A visual arts professor’s latest exhibit offers new perspective on the everyday features of the streetscape that often go unnoticed.
Jean Bridge’s Elision exhibit, on now in the Sean O’Sullivan Theatre lobby, is three large digital prints showing distorted and manipulated 3-D images of lamp posts and telephone poles, making them look more like nature than engineered objects.
The largest image is 24 feet by 60 inches, giving viewers a unique perspective, Bridge explained.
“People standing in front of the images will hopefully feel off kilter,” Bridge said. “The point of view of the image is from an extreme low angle and people will feel as though they’re looking up.”
Bridge has been working on the exhibit since May with project intern Leonardo Veras Costa Sousa, a student in the Canada-Brazil Science without Borders scholarship program, and Justin Grossman, an interactive arts and sciences student.

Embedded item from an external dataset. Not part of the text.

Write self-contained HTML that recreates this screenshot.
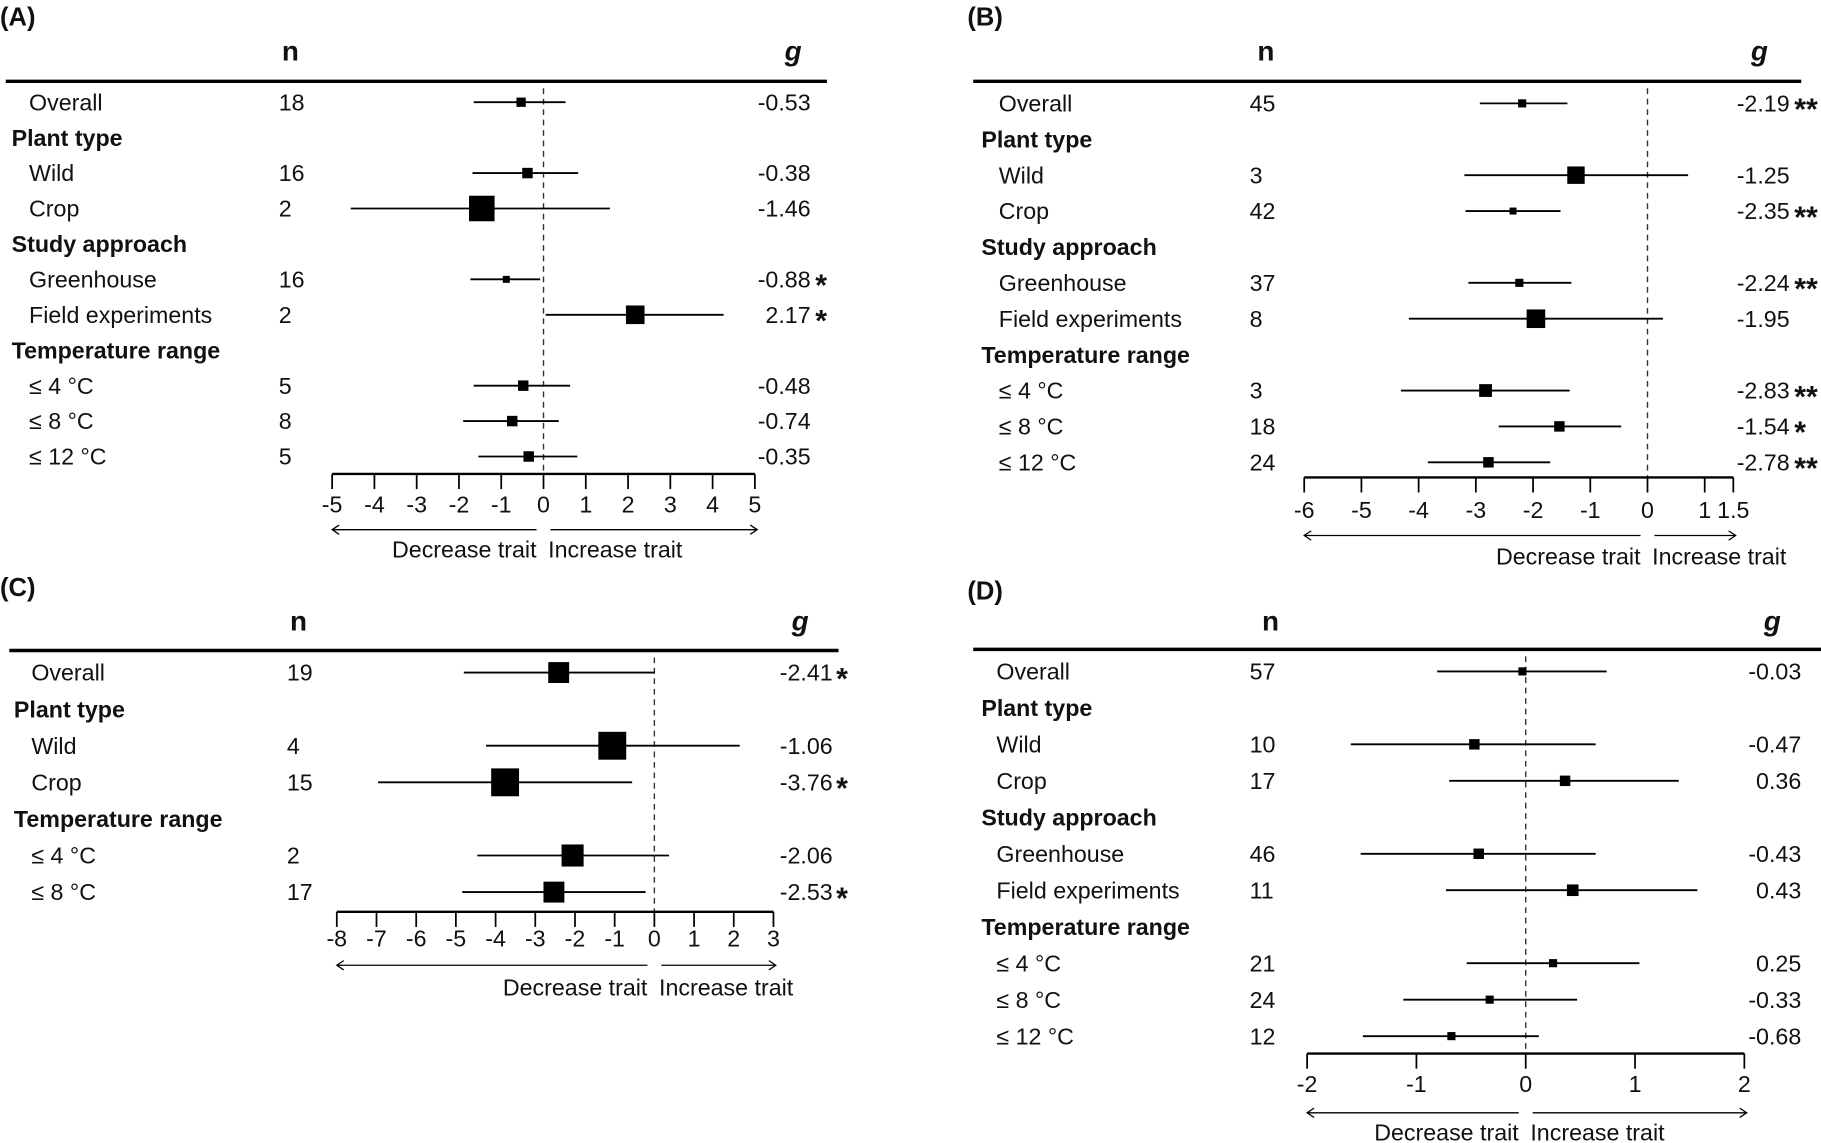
<!DOCTYPE html>
<html><head><meta charset="utf-8"><title>Forest plots</title>
<style>
html,body{margin:0;padding:0;background:#fff;}
svg{display:block;}
text{font-family:"Liberation Sans",Arial,sans-serif;fill:#111;}
</style></head>
<body>
<svg id="fig" width="1821" height="1143" viewBox="0 0 1568 984" preserveAspectRatio="none" xmlns="http://www.w3.org/2000/svg"></svg>
<script>
// ---------- Data ----------
// Panel A
const labelsA = ["Overall","#Plant type","Wild","Crop","#Study approach","Greenhouse","Field experiments","#Temperature range","≤ 4 °C","≤ 8 °C","≤ 12 °C"];
const nA = [18,null,16,2,null,16,2,null,5,8,5];
const gA = [-0.53,null,-0.38,-1.46,null,-0.88,2.17,null,-0.48,-0.74,-0.35];
const loA = [-1.65,null,-1.68,-4.56,null,-1.73,0.05,null,-1.65,-1.9,-1.54];
const hiA = [0.52,null,0.82,1.57,null,-0.08,4.26,null,0.63,0.36,0.8];
const weightsA = [8,null,9,22,null,6,16,null,9,9,9];
const starsA = ["",null,"","",null,"*","*",null,"","",""];
const ticksA = [-5,-4,-3,-2,-1,0,1,2,3,4,5];
// Panel B
const labelsB = labelsA;
const nB = [45,null,3,42,null,37,8,null,3,18,24];
const gB = [-2.19,null,-1.25,-2.35,null,-2.24,-1.95,null,-2.83,-1.54,-2.78];
const loB = [-2.93,null,-3.2,-3.18,null,-3.13,-4.17,null,-4.31,-2.6,-3.84];
const hiB = [-1.4,null,0.71,-1.52,null,-1.33,0.27,null,-1.36,-0.46,-1.7];
const weightsB = [7,null,15,6,null,7,16,null,11,9,9];
const starsB = ["**",null,"","**",null,"**","",null,"**","*","**"];
const ticksB = [-6,-5,-4,-3,-2,-1,0,1,1.5];
// Panel C
const labelsC = ["Overall","#Plant type","Wild","Crop","#Temperature range","≤ 4 °C","≤ 8 °C"];
const nC = [19,null,4,15,null,2,17];
const gC = [-2.41,null,-1.06,-3.76,null,-2.06,-2.53];
const loC = [-4.8,null,-4.24,-6.96,null,-4.46,-4.84];
const hiC = [0,null,2.15,-0.56,null,0.37,-0.22];
const weightsC = [18,null,24,24,null,19,18];
const starsC = ["*",null,"","*",null,"","*"];
const ticksC = [-8,-7,-6,-5,-4,-3,-2,-1,0,1,2,3];
// Panel D
const labelsD = labelsA;
const nD = [57,null,10,17,null,46,11,null,21,24,12];
const gD = [-0.03,null,-0.47,0.36,null,-0.43,0.43,null,0.25,-0.33,-0.68];
const loD = [-0.81,null,-1.6,-0.7,null,-1.51,-0.73,null,-0.54,-1.12,-1.49];
const hiD = [0.74,null,0.64,1.4,null,0.64,1.57,null,1.04,0.47,0.12];
const weightsD = [7,null,9,9,null,9,10,null,7,7,7];
const starsD = ["",null,"","",null,"","",null,"","",""];
const ticksD = [-2,-1,0,1,2];

// ---------- Layout ----------
const NS="http://www.w3.org/2000/svg";
const svg=document.getElementById('fig');
function mk(tag,attrs,parent){const e=document.createElementNS(NS,tag);for(const k in attrs)e.setAttribute(k,attrs[k]);(parent||svg).appendChild(e);return e;}
function txt(s,x,y,attrs,parent){const t=mk('text',Object.assign({x:x,y:y,'font-size':20},attrs||{}),parent);t.textContent=s;return t;}

const panels=[
 {id:'a',tag:'(A)',tx:0,ty:22,labels:labelsA,n:nA,g:gA,lo:loA,hi:hiA,w:weightsA,stars:starsA,ticks:ticksA,
  dmin:-5,dmax:5,px0:286,px1:650,y0:88,dy:30.5,axisY:408,tickY:441,arrowY:456,textY:480,
  labelX:25,headX:10,nX:240,gR:698,starX:702,nHX:250,gHX:683,hY:52,lineX0:5,lineX1:712,lineY:70},
 {id:'b',tag:'(B)',tx:833,ty:22,labels:labelsB,n:nB,g:gB,lo:loB,hi:hiB,w:weightsB,stars:starsB,ticks:ticksB,
  dmin:-6,dmax:1.5,px0:1123,px1:1492.5,y0:89,dy:30.9,axisY:411,tickY:446,arrowY:461,textY:486,
  labelX:860,headX:845,nX:1076,gR:1541,starX:1545,nHX:1090,gHX:1515,hY:52,lineX0:838,lineX1:1551,lineY:70},
 {id:'c',tag:'(C)',tx:0,ty:513,labels:labelsC,n:nC,g:gC,lo:loC,hi:hiC,w:weightsC,stars:starsC,ticks:ticksC,
  dmin:-8,dmax:3,px0:290,px1:666,y0:579,dy:31.5,axisY:785,tickY:815,arrowY:831,textY:857,
  labelX:27,headX:12,nX:247,gR:717,starX:720,nHX:257,gHX:689,hY:543,lineX0:8,lineX1:722,lineY:560},
 {id:'d',tag:'(D)',tx:833,ty:516,labels:labelsD,n:nD,g:gD,lo:loD,hi:hiD,w:weightsD,stars:starsD,ticks:ticksD,
  dmin:-2,dmax:2,px0:1125.5,px1:1502,y0:578,dy:31.4,axisY:907,tickY:940,arrowY:958,textY:982,
  labelX:858,headX:845,nX:1076,gR:1551,starX:1556,nHX:1094,gHX:1526,hY:543,lineX0:838,lineX1:1568,lineY:559}
];

panels.forEach(p=>{
  const grp=mk('g',{});
  
  
  const xs=v=>p.px0+(v-p.dmin)/(p.dmax-p.dmin)*(p.px1-p.px0);
  const rowY=i=>p.y0+i*p.dy;

  let t=txt(p.tag,p.tx,p.ty,{'font-size':22,'font-weight':'bold'},grp);
  
  
  t=txt('n',p.nHX,p.hY,{'font-size':24,'font-weight':'bold','text-anchor':'middle'},grp);
  
  
  t=txt('g',p.gHX,p.hY,{'font-size':24,'font-weight':'bold','font-style':'italic','text-anchor':'middle'},grp);
  
  
  let l=mk('line',{x1:p.lineX0,x2:p.lineX1,y1:p.lineY,y2:p.lineY,stroke:'#000','stroke-width':3},grp);
  
  

  const x0=xs(0);
  l=mk('line',{x1:x0,x2:x0,y1:p.lineY+6,y2:p.axisY,stroke:'#333','stroke-width':1.2,'stroke-dasharray':'5,4'},grp);
  
  

  p.labels.forEach((lab,i)=>{
    const y=rowY(i);
    if(lab.startsWith('#')){
      const h=txt(lab.slice(1),p.headX,y+7,{'font-weight':'bold'},grp);
      
      
      return;
    }
    const a=txt(lab,p.labelX,y+7,{},grp);
    
    
    const nn=txt(String(p.n[i]),p.nX,y+7,{},grp);
    
    
    const gv=txt(p.g[i].toFixed(2),p.gR,y+7,{'text-anchor':'end'},grp);
    
    
    if(p.stars[i]){
      const s=txt(p.stars[i],p.starX,y+14,{'font-weight':'bold','font-size':26},grp);
      
      
    }
    const ci=mk('line',{x1:xs(p.lo[i]),x2:xs(p.hi[i]),y1:y,y2:y,stroke:'#000','stroke-width':1.6},grp);
    
    
    const sz=p.w[i];
    const bx=mk('rect',{x:xs(p.g[i])-sz/2,y:y-sz/2,width:sz,height:sz,fill:'#000'},grp);
    
    
  });

  l=mk('line',{x1:xs(p.dmin),x2:xs(p.dmax),y1:p.axisY,y2:p.axisY,stroke:'#000','stroke-width':2},grp);
  
  
  p.ticks.forEach(v=>{
    const tk=mk('line',{x1:xs(v),x2:xs(v),y1:p.axisY,y2:p.axisY+13,stroke:'#000','stroke-width':1.5},grp);
    
    
    const tl=txt(String(v),xs(v),p.tickY,{'text-anchor':'middle','font-size':20},grp);
    
    
  });
  const L0=xs(p.dmin), L1=x0-6, R0=x0+6, R1=xs(p.dmax)+2;
  const al=mk('path',{d:`M${L1},${p.arrowY} H${L0} M${L0+6},${p.arrowY-4} L${L0},${p.arrowY} L${L0+6},${p.arrowY+4}`,stroke:'#000','stroke-width':1.1,fill:'none'},grp);
  
  
  const ar=mk('path',{d:`M${R0},${p.arrowY} H${R1} M${R1-6},${p.arrowY-4} L${R1},${p.arrowY} L${R1-6},${p.arrowY+4}`,stroke:'#000','stroke-width':1.1,fill:'none'},grp);
  
  
  t=txt('Decrease trait',L1,p.textY,{'text-anchor':'end'},grp);
  
  
  t=txt('Increase trait',R0-2,p.textY,{},grp);
  
  
});
</script>
</body></html>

To see the images move from computer screen where they were created with 3-D computer modelling software to “larger than life is really thrilling,” she said.
“We tested the images in small scale prints but nothing really prepares you for what they look like at large scale and outside the computer screen.”
Elision is on until Friday, Dec. 5 with a reception set for Wednesday, Dec. 3 from 5 to 7 p.m. Admission to the exhibit is free.